PROBLEM TO WORK ON — Quote, line for line, the entries from the first through the one containing "YAxis, Legend, LabelList". Pictures are left out.

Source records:

--

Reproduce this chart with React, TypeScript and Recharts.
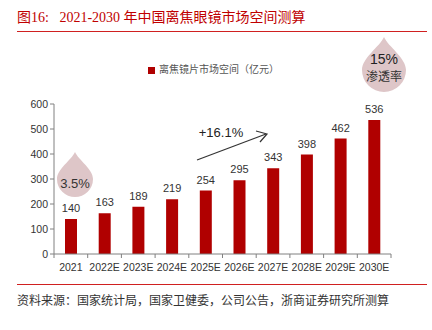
import { BarChart, Bar, XAxis, YAxis, Legend, LabelList } from 'recharts';

const YEARS = ['2021', '2022E', '2023E', '2024E', '2025E', '2026E', '2027E', '2028E', '2029E', '2030E'];
const MARKET = [140, 163, 189, 219, 254, 295, 343, 398, 462, 536];
const Y_TICKS = [0, 100, 200, 300, 400, 500, 600];

const RED = '#b00000';
const DROP = '#dec6c8';

const data = YEARS.map((year, i) => ({ year, value: MARKET[i] }));

function dropPath(cx: number, cy: number, r: number) {
  const ty = cy - 1.5 * r;
  return `M${cx},${ty} C${cx + 0.2 * r},${ty + 0.45 * r} ${cx + r},${cy - 0.55 * r} ${cx + r},${cy}
    A${r},${r} 0 1 1 ${cx - r},${cy}
    C${cx - r},${cy - 0.55 * r} ${cx - 0.2 * r},${ty + 0.45 * r} ${cx},${ty} Z`;
}

const XTick = (props: any) => {
  const { x, y, payload, index } = props;
  const band = 337 / YEARS.length;
  return (
    <g>
      <line x1={x - band / 2} y1={y - 8} x2={x - band / 2} y2={y - 4} stroke="#808080" />
      {index === YEARS.length - 1 && (
        <line x1={x + band / 2} y1={y - 8} x2={x + band / 2} y2={y - 4} stroke="#808080" />
      )}
      <text x={x} y={y + 9} textAnchor="middle" fontSize={10.5} fill="#333">
        {payload.value}
      </text>
    </g>
  );
};

export default function App() {
  return (
    <div style={{ position: 'fixed', left: 0, top: 0, width: 432, height: 330, background: '#fff', fontFamily: 'Arial, "Liberation Sans", sans-serif' }}>
      <div style={{ position: 'absolute', left: 17, top: 6, fontSize: 14, color: '#c00000', fontFamily: '"Liberation Serif", "Noto Sans CJK SC", serif', whiteSpace: 'nowrap' }}>
        图16:&nbsp;&nbsp;&nbsp;2021-2030 年中国离焦眼镜市场空间测算
      </div>
      <div style={{ position: 'absolute', left: 17, top: 31, width: 410, height: 1, background: '#d02020' }} />
      <BarChart width={432} height={330} data={data} margin={{ top: 104, right: 41, left: 0, bottom: 46 }}>
        <XAxis dataKey="year" height={30} axisLine={{ stroke: '#808080' }} tickLine={false} tick={<XTick />} interval={0} />
        <YAxis
          width={54}
          domain={[0, 600]}
          ticks={Y_TICKS}
          axisLine={{ stroke: '#808080' }}
          tickLine={{ stroke: '#808080' }}
          tickSize={4}
          tick={{ fontSize: 10.5, fill: '#333' }}
        />
        <Legend
          verticalAlign="middle"
          iconType="square"
          iconSize={7}
          wrapperStyle={{ position: 'absolute', top: 61, left: 148, width: 'auto', fontSize: 10, fontFamily: '"Noto Sans CJK SC", serif' }}
          formatter={(v: string) => <span style={{ color: '#555' }}>{v}</span>}
        />
        <Bar dataKey="value" name="离焦镜片市场空间（亿元）" fill={RED} barSize={12} isAnimationActive={false}>
          <LabelList dataKey="value" position="top" offset={7} fontSize={11} fill="#333" />
        </Bar>
      </BarChart>
      <svg width={432} height={330} style={{ position: 'absolute', left: 0, top: 0, pointerEvents: 'none' }}>
        <path d={dropPath(75, 179, 18)} fill={DROP} />
        <text x={75} y={188} textAnchor="middle" fontSize={13} fill="#333">3.5%</text>
        <path d={dropPath(384, 70, 22)} fill={DROP} />
        <text x={384} y={64} textAnchor="middle" fontSize={14} fill="#222">15%</text>
        <text x={384} y={81} textAnchor="middle" fontSize={12} fill="#333" fontFamily='"Noto Sans CJK SC", serif'>渗透率</text>
        <text x={221} y={137} textAnchor="middle" fontSize={13} fill="#222">+16.1%</text>
        <line x1={197} y1={160} x2={266} y2={134} stroke="#333" strokeWidth={1.2} />
        <polyline points="256,131 267,134 260,142" fill="none" stroke="#333" strokeWidth={1.2} />
      </svg>
      <div style={{ position: 'absolute', left: 17, top: 284, width: 410, height: 1, background: '#d02020' }} />
      <div style={{ position: 'absolute', left: 17, top: 291, fontSize: 12, color: '#333', fontFamily: '"Noto Sans CJK SC", serif', whiteSpace: 'nowrap' }}>
        资料来源：国家统计局，国家卫健委，公司公告，浙商证券研究所测算
      </div>
    </div>
  );
}
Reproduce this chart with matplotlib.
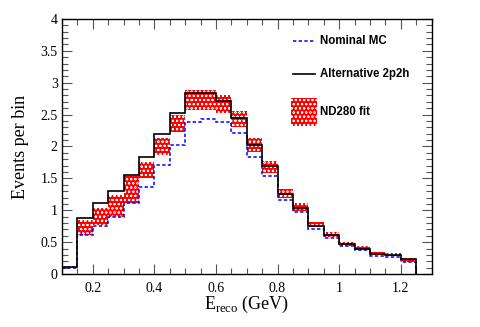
import numpy as np
import matplotlib
matplotlib.use('Agg')
import matplotlib.pyplot as plt
from matplotlib.patches import Rectangle
from matplotlib.ticker import MultipleLocator

plt.rcParams['mathtext.fontset'] = 'custom'
plt.rcParams['mathtext.rm'] = 'Liberation Serif'
plt.rcParams['hatch.linewidth'] = 0.4

# bin edges in E_reco (GeV), 0.05 GeV wide
edges = np.round(np.arange(0.10, 1.2501, 0.05), 2)

# nominal MC prediction
nominal = [0.09, 0.61, 0.76, 0.89, 1.12, 1.37, 1.71, 2.03, 2.39, 2.43, 2.39, 2.21,
           1.84, 1.54, 1.16, 0.97, 0.71, 0.56, 0.44, 0.37, 0.29, 0.27, 0.19]
# alternative 2p2h model
alt_2p2h = [0.115, 0.88, 1.11, 1.30, 1.56, 1.83, 2.19, 2.52, 2.84, 2.84, 2.72, 2.44,
            2.03, 1.69, 1.25, 1.04, 0.76, 0.61, 0.465, 0.39, 0.31, 0.30, 0.23]
# ND280 fit band (low / high)
fit_low = [0.09, 0.61, 0.77, 0.89, 1.12, 1.50, 1.86, 2.22, 2.57, 2.58, 2.53, 2.31,
           1.92, 1.59, 1.19, 0.99, 0.73, 0.575, 0.44, 0.37, 0.30, 0.28, 0.19]
fit_high = [0.12, 0.84, 1.04, 1.24, 1.54, 1.75, 2.13, 2.49, 2.88, 2.89, 2.81, 2.55,
            2.13, 1.78, 1.33, 1.11, 0.82, 0.66, 0.51, 0.44, 0.35, 0.335, 0.256]

labels = ['Nominal MC', 'Alternative 2p2h', 'ND280 fit']
blue_ls = (0, (2.2, 1.5))
red_hatch = 'oooo'

fig = plt.figure(figsize=(4.8, 3.27), dpi=100)
ax = fig.add_axes([0.129, 0.162, 0.770, 0.780])

# ND280 fit band, red with white dots
ax.stairs(fit_high, edges, baseline=fit_low, fill=True, facecolor='#ff0000',
          edgecolor='white', hatch=red_hatch, linewidth=0, zorder=1)
ax.stairs(nominal, edges, baseline=0, color='#0000ff', linestyle=blue_ls,
          linewidth=1.1, zorder=2)
ax.stairs(alt_2p2h, edges, baseline=0, color='black', linewidth=1.2, zorder=3)

ax.set_xlim(0.1, 1.3)
ax.set_ylim(0, 4)
ax.xaxis.set_minor_locator(MultipleLocator(0.05))
ax.yaxis.set_minor_locator(MultipleLocator(0.1))
ax.set_xticks([0.2, 0.4, 0.6, 0.8, 1.0, 1.2])
ax.set_xticklabels(['0.2', '0.4', '0.6', '0.8', '1', '1.2'], family='Liberation Serif')
ax.set_yticks([0, 0.5, 1, 1.5, 2, 2.5, 3, 3.5, 4])
ax.set_yticklabels(['0', '0.5', '1', '1.5', '2', '2.5', '3', '3.5', '4'],
                   family='Liberation Serif')
ax.tick_params(which='both', direction='in', top=True, right=True,
               labelsize=10, width=0.8, color='#555555')
ax.tick_params(which='major', length=7)
ax.tick_params(which='minor', length=4)
ax.tick_params(axis='x', pad=6)
ax.tick_params(axis='y', pad=3)
for sp in ax.spines.values():
    sp.set_linewidth(1.0)

ax.set_xlabel(r'E$_{\rm reco}$ (GeV)', family='Liberation Serif', fontsize=13, labelpad=-1)
ax.set_ylabel('Events per bin', family='Liberation Serif', fontsize=13, labelpad=8)

# legend drawn by hand (ROOT style, no frame)
tr = ax.transAxes
lx0, lx1, tx = 0.624, 0.685, 0.699
ax.plot([lx0, lx1], [0.915, 0.915], transform=tr, color='#0000ff',
        linestyle=blue_ls, linewidth=1.1, clip_on=False)
ax.plot([lx0, lx1], [0.784, 0.784], transform=tr, color='black',
        linewidth=1.2, clip_on=False)
ax.add_patch(Rectangle((0.621, 0.580), 0.068, 0.110, transform=tr,
                       facecolor='#ff0000', edgecolor='white', hatch=red_hatch,
                       linewidth=0, clip_on=False))
for ly, lab in zip([0.915, 0.784, 0.636], labels):
    ax.text(tx, ly, lab, transform=tr, va='center', ha='left',
            family='Liberation Sans', weight='bold', fontsize=8.3)

fig.savefig('out.png', dpi=100)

--

FINAL RESULT —
Reproduce this chart with React, TypeScript and Recharts.
import { BarChart, Bar, XAxis, YAxis, Legend, LabelList } from 'recharts';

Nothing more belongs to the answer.